O boletim diário da Direção Geral da Saúde divulgou que esta quarta-feira foi o pior dia da pandemia, com recordes de 156 mortes e 10.556 casos. O país ultrapassou a barreira dos 500 mil casos gerais (507.108 mil) e soma 8.236 mortes. Segunda-feira foi o dia da maior soma de mortes (no geral) em 12 anos no país, com 633. Foram impulsionadas pelos óbitos causados pela Covid-19, de 155. A média diária é de 11,1 mortes por milhão de habitantes, enquanto na União Europeia é de 7,60.

A escalada não é exclusividade de Portugal e a maioria dos países europeus também apertou as medidas este mês. Mas ao contrário da Alemanha, que fechou escolas e o comércio não essencial em meados de dezembro, da França, que limitou a circulação e encerrou restaurantes e salas de espetáculos, ou Espanha e Reino Unido, que restringiram deslocamentos e os participantes da ceia natalina por casa, Portugal autorizou circulação entre cidades e não estabeleceu limite de pessoas no Natal. Na terça-feira foram registrados 840 casos por milhão de habitantes, o maior número entre os países citados.

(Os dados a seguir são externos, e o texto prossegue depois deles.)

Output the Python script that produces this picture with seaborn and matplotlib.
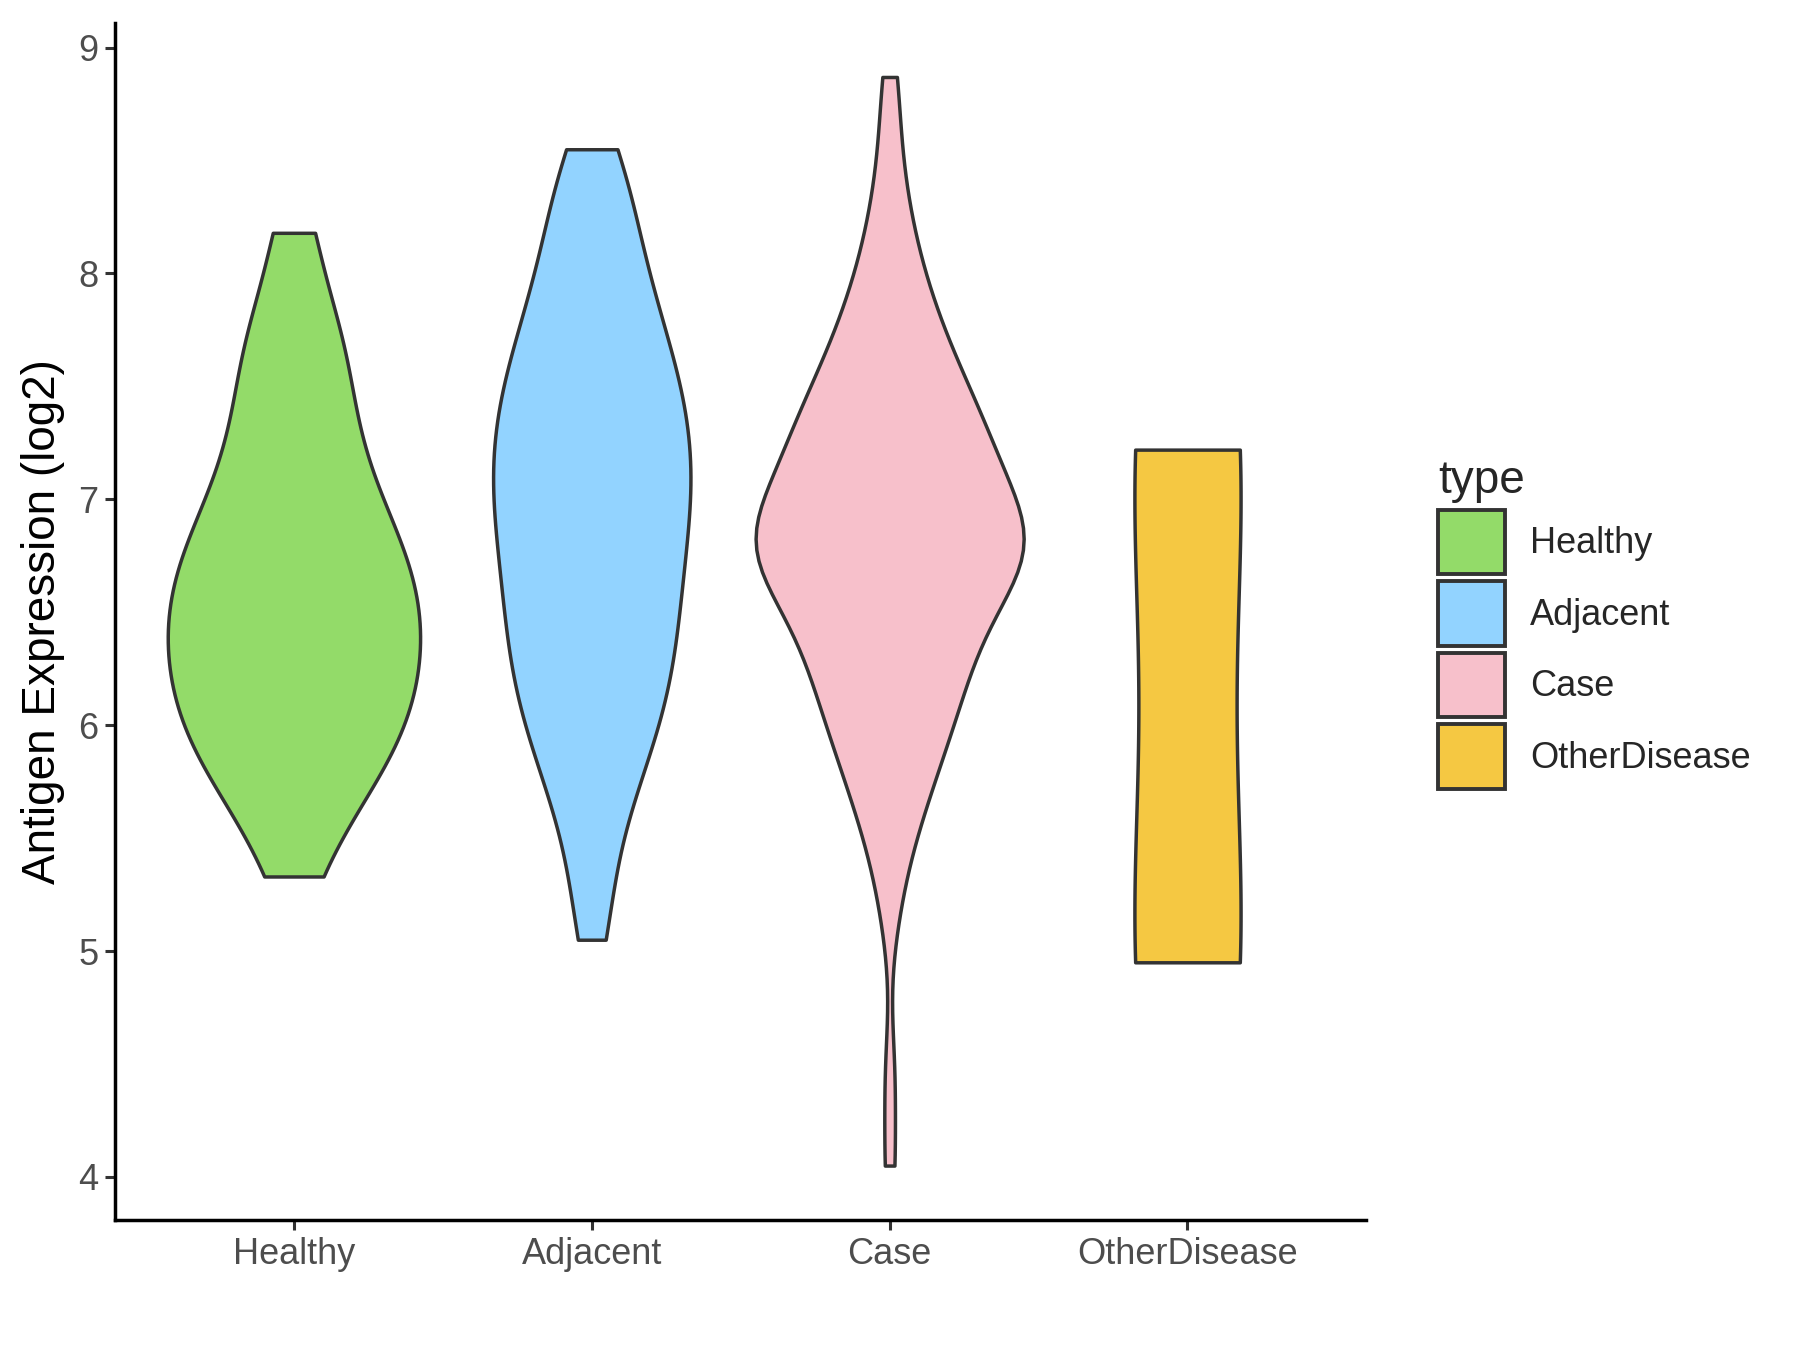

— A estratégia do Natal foi determinante, mas não é só. O confinamento parcial ao fim de semana a partir de 13h criou um aglomerado de pessoas de manhã, enquanto nada nos dizia que havia maior contágio à tarde. Foram medidas como estas, avulsas e ineficazes, que nos devolveram ao confinamento — declarou Cavaco.

A Ordem dos Médicos divulgou nota na qual alerta para o fato de a estratégia de comunicação do governo desde o início da vacinação, em 27 de dezembro, ter “contribuído para a redução da percepção do risco por parte da população”. De 28 de dezembro a 8 de janeiro, 60% da população em contato com dez ou mais pessoas relaxou no uso da máscara, diz o Barómetro Covid-19. Desde a semana do Natal, a circulação de pessoas na rua em dias úteis é igual aos tempos pré-pandemia.

— A esperança que a vacina nos dá é a mesma que alimenta o relaxamento — disse Costa.

As autoridades de saúde teriam perdido o rastreio e as origens de quase 90% dos contágios são desconhecidas. Hospitais de Lisboa transferiram doentes para outras cidades, como o Porto, que também caminha para situação crítica, com 100 casos suspeitos por dia no Hospital São João. Hospitais de campanha foram preparados na capital e em Portimão.

— Não temos gente nem como internar as pessoas. Estes são os problemas. Havia um conjunto de medidas para aliviar o SNS, que era a fixação dos recém-formados e regresso dos que emigraram. O primeiro-ministro é o responsável, porque alertamos para isto — disse Cavaco.